Embora já o tenha terminado, ainda não o larguei. Honestamente nem sei quando é que vou pousar o comando e pensar "ok, está feito", até porque mais depressa quero jogar novamente no início e ver a evolução de tudo com uma nova perspetiva, do que descobrir todos os segredos que o jogo esconde, algo que sei que o farei seja como for. Há questões que gostaria de ver endereçadas, resolvidas, principalmente a questão do mapa, pois sei bem que o timing preciso para os contra-ataques é mais fruto da minha ganância que outra coisa. Além da sua história e das suas personagens, dos combates que (literalmente) agarraram-me ao ecrã, dos cenários fantásticos que ilustram na perfeição o que é a imaginação, aquilo que me fica mais na memória são as músicas que ouço mesmo não estando a jogar. É das melhores bandas sonoras que me vem à memória, honestamente, das melhores dos últimos anos onde faço uma vénia a Lorien Testard, quando tenho memórias de jogos como Final Fantasy XIV: Endwalker e Metaphor: ReFantazio ainda tão frescos.

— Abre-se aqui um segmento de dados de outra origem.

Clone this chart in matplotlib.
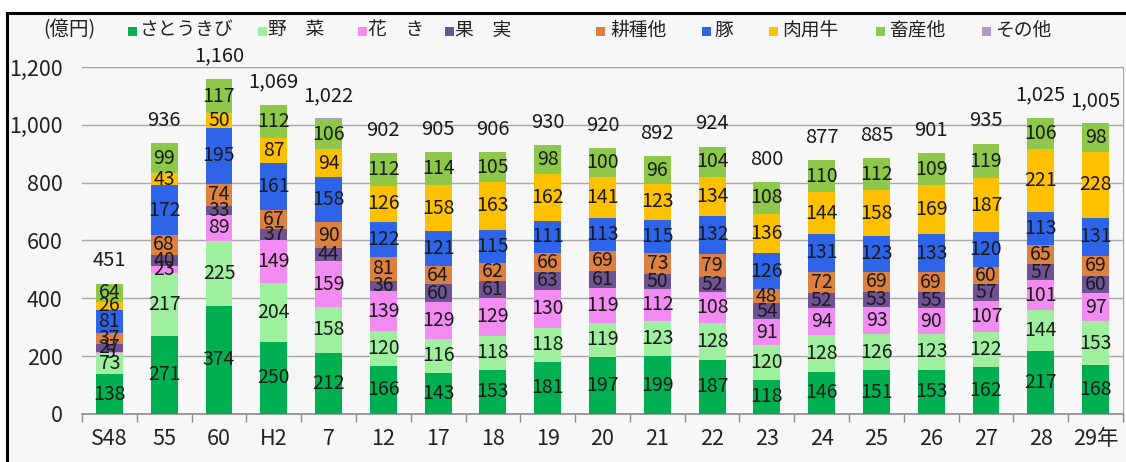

Não sei o que esperar de um próximo jogo da Sandfall Interactive, mas honestamente, quero mais obras como o Clair Obscur: Expedition 33, de preferência mantendo o género RPG! O jogo marcou-me, e bem, por tudo aquilo que referi na análise e principalmente pelos momentos da história que nem me atrevo a pronunciar. Digo só que vos vai prender ao ecrã constantemente, sem momentos mortos, sem o encher de chouriços habitual, sempre acompanhado por uma belíssima banda sonora que vão querer ouvir em loop mesmo após acabarem o jogo. Isso e que preciso que mais pessoas joguem (e terminem) o jogo, pois há muito que quero falar do jogo e não posso, nem devo. Uma incrível ode ao género RPG, aos jogos do mesmo e, se são fãs, não podem mesmo, mesmo deixar passar Clair Obscur: Expedition 33!
Nota: Análise efetuada com base em código final do jogo para PlayStation 5, gentilmente cedido pela Cosmocover.